'You have to make risk your friend, it's a lifelong relationship'
Tools of the Trade: Votechnik CEO Lisa O’Donoghue talks quantum theory and journaling.
EVERY WEEK, FORA gets inside the heads of some of Ireland’s top entrepreneurs to gain insights into what got them to the top of their trade. This week we speak to Lisa O’Donoghue, founder and CEO of Votechnik.
Lisa O’Donoghue has a journal for just about everything.
As the CEO of Votechnik, a company which helps recycling companies dispose of LCD screens more easily, she needs to have her finger on the pulse – and an assortment of notebooks is her main tool.
Electrical waste is one of the largest sources of waste globally and LCD (liquid crystal definition) screens are difficult to recycle because they contain hazardous materials.
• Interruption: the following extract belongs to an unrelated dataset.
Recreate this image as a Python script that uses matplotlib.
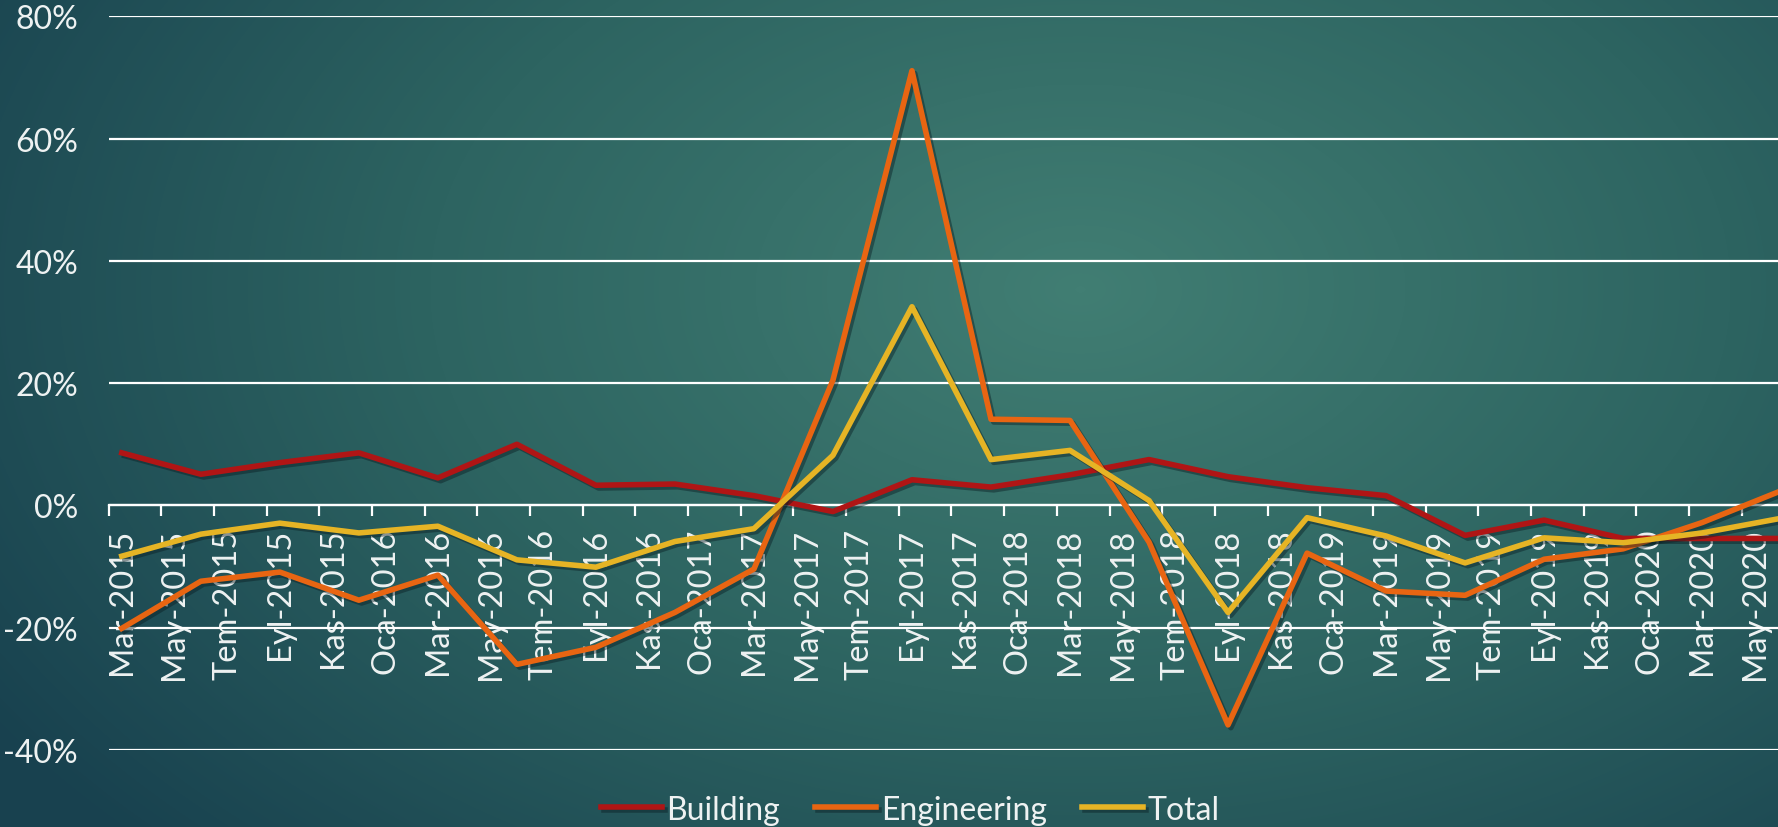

Votechnik makes machines which disassemble and de-pollute them.
Votechnik is still pre-profit and started as a research project at the University of Limerick, funded by the EPA, and eventually spun-out.
As part of our weekly Tools of the Trade series, we spoke to O’Donoghue about journaling, quantum theory and making friends with risk.
Why are you running the company and what drives you to keep going?
Making a difference and a contribution – doing work that can have an impact. Carving out new ways forward and exploration are very strong drivers.
How do you judge risk and what is your appetite for it?
You have to make risk your friend, it’s a lifelong relationship.
You have to have an appetite for it, to be willing to be wrong and make mistakes. Sometimes that is the biggest fear that can arise around risk.
Risk tells you you’re moving forward and you’re pushing out and doing something different, it is a friend you need to bring on the journey with you.
What quality has helped you stand out?
A combination of determination and integrity – being able to very much stand behind what you believe in, both technically and from the perspective that you believe in your approach.
What tool could you not do without?
I couldn’t do without journals, I have them for everything: personal journals, work journals, ideas journals, off the wall brainstorming journals, gratitude journals – anything you can think of there’s a journal for it.
How do you deal with stress?
I run, meditate and journal. When I get super stressed I just stop and go for a run. I put meditations on, filtered throughout the day, to make sure I stay in the best state to stay focused.
What ambitions do you still have?
To build a company that I believe in and that’s undertaking research that makes a difference. That’s a driving one that I don’t think I’ve really ticked the box on.
What’s the one thing, looking back, that you wish you had done differently?
I wish I listened more to my intuition earlier, so hearing your own voice louder than other people’s voices and just trusting your own instincts.
You have innate guidance because you’ve been through it, you’ve been hands-on and you have a gut instinct about where to go. I think I would have short-circuited a lot of difficulties or challenges if I’d listened to that earlier.
Aside from your own, what industry do you find most interesting and why?
I’m from a material science background so I love anything to do with materials. I’m massively into quantum theory in physics and the basics of how materials and energy work, all the way from small scale to big scale. One of my hobbies is reading on that background. It’s a world within a world.
How do you judge success?
For me, success traditionally would have been revenue, metrics, patent applications, headcount, publications. All very measurable things, but all very accepted traditionally.
It turns out I felt those things were a byproduct of doing what you love and enjoying it. My definition of success would be more shaping and creating new and innovative ideas and taking them forward.
Who are the people who have most influenced the way you think?
(The writers) Alan Watts and Esther Hicks. They have changed how I view things and given a perspective shift on what we’re trying to achieve.
A lot of the time we have metrics set up by society that we think we have to get to and we drive for those as being acceptable. You see a lot of the time that even if they’re obtained, they don’t bring the satisfaction you think they would. Therefore, the real thing you’re trying to pursue is your sense of self-expression and joy in what you’re doing.